Polarization
in noncentrosymmetric materials contributes to the
improvement in photocatalytic activity by inhibiting the recombination
of photogenerated charge carriers; thus, enhancing polarization becomes
an effective way to further improve the photocatalytic efficiency
of a photocatalyst. Herein, as a case of study, the piezoelectric
coefficient and potential of SrBi4Ti4O15 prepared by a molten salt method (SBT-850) were improved by 4.9
and 2.7 times compared to those of its counterpart prepared by a solid-state
reaction (SBT-SSR), respectively. The experimental investigations
and theoretical calculations evidence that the oxygen vacancies in
the {001}-dominated facets could improve the internal polarization
of SBT-850. Piezo- and photocoupled catalysis of SBT-850 is employed
to improve the efficiency of photocatalytic degradation and mineralization
of tetracycline under the synergy of visible light and ultrasound.
The oxidation rate constant under the synergistic stimulation reaches
0.058 min–1, which is 2.15 and 14.5 times higher
than that under visible light irradiation or ultrasound only, respectively.
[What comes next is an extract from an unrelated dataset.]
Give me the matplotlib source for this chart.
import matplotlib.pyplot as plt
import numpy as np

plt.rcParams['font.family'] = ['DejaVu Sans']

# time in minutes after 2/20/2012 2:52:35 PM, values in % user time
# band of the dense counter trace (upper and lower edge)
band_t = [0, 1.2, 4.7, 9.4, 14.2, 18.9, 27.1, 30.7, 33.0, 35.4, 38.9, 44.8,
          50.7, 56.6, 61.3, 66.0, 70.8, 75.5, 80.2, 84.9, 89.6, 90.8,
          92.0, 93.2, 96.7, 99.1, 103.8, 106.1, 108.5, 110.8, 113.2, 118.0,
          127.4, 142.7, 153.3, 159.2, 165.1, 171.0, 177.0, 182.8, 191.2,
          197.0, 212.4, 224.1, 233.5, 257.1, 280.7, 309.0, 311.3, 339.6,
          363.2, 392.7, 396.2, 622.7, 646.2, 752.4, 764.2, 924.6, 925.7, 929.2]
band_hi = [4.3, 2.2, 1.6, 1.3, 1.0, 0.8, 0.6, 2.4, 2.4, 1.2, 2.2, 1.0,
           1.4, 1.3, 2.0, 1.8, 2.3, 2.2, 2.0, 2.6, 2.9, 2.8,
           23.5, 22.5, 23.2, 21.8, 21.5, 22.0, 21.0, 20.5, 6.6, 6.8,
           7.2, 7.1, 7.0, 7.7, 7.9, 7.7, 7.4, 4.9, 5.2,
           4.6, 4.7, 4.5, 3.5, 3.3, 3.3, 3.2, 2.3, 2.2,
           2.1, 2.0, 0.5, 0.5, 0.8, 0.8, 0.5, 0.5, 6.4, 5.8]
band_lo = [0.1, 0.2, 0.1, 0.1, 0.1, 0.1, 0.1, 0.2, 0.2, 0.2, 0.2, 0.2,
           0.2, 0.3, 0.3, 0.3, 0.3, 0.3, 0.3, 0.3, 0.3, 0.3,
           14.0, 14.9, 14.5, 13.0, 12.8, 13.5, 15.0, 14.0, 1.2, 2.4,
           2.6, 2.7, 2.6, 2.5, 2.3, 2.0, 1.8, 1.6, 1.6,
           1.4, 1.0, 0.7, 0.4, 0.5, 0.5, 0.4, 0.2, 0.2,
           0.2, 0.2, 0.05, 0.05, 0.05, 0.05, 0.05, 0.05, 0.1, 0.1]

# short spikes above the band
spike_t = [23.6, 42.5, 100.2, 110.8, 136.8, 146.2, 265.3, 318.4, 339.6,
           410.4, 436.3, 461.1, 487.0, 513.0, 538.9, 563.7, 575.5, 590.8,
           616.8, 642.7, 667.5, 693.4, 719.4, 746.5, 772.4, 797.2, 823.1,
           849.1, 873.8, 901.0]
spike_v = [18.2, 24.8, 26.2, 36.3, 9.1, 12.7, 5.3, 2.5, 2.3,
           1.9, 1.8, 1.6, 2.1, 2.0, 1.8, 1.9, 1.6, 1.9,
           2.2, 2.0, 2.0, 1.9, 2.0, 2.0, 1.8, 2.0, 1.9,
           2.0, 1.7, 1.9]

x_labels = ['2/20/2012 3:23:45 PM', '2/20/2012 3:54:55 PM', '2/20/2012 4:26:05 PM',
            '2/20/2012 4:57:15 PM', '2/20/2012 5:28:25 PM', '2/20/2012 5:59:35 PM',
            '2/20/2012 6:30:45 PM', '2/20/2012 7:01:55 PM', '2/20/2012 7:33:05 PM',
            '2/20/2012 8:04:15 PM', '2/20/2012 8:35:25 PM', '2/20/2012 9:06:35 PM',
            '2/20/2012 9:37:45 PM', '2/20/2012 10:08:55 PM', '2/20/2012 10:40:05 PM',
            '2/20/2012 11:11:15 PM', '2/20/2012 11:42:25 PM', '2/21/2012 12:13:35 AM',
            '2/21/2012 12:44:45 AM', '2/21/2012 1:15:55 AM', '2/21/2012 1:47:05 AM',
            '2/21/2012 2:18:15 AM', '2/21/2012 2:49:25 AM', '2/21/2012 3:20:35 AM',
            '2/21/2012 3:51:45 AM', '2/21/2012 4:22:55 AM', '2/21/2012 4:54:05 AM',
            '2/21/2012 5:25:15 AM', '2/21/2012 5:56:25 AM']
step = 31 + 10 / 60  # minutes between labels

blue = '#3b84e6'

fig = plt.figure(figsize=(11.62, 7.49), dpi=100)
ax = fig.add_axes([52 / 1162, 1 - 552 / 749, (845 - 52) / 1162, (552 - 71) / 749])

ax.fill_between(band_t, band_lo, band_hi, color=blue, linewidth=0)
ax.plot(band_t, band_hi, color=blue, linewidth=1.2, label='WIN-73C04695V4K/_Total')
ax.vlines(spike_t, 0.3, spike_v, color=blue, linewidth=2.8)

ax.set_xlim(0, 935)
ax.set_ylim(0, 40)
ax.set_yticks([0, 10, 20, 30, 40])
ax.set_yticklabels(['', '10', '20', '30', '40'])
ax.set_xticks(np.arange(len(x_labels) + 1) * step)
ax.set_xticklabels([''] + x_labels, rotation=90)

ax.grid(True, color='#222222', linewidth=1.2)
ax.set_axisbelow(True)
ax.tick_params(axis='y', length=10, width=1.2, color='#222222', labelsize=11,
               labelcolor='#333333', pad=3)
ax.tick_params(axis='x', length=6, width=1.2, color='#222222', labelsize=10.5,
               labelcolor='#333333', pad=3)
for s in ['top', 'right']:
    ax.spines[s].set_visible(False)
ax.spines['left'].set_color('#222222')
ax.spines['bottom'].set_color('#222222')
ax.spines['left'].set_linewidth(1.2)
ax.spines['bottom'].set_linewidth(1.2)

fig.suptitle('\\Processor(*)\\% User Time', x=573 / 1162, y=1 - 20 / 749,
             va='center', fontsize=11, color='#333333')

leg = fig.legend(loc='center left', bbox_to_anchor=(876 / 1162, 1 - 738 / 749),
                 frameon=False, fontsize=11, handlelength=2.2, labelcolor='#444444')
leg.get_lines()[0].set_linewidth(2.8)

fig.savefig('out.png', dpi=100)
Furthermore, the synergistic stimulation promotes the generation of
photocatalytic reactive oxygen species, which play an important role
in the photocatalytic oxidation of tetracycline. The piezo-photocatalytic
decomposition pathway of tetracycline is proposed based on the HPLC-MS
analysis and theoretical calculations. This study sheds light on the
rational design of oxygen vacancy-based microstructures to enhance
the piezo-photocatalytic performance.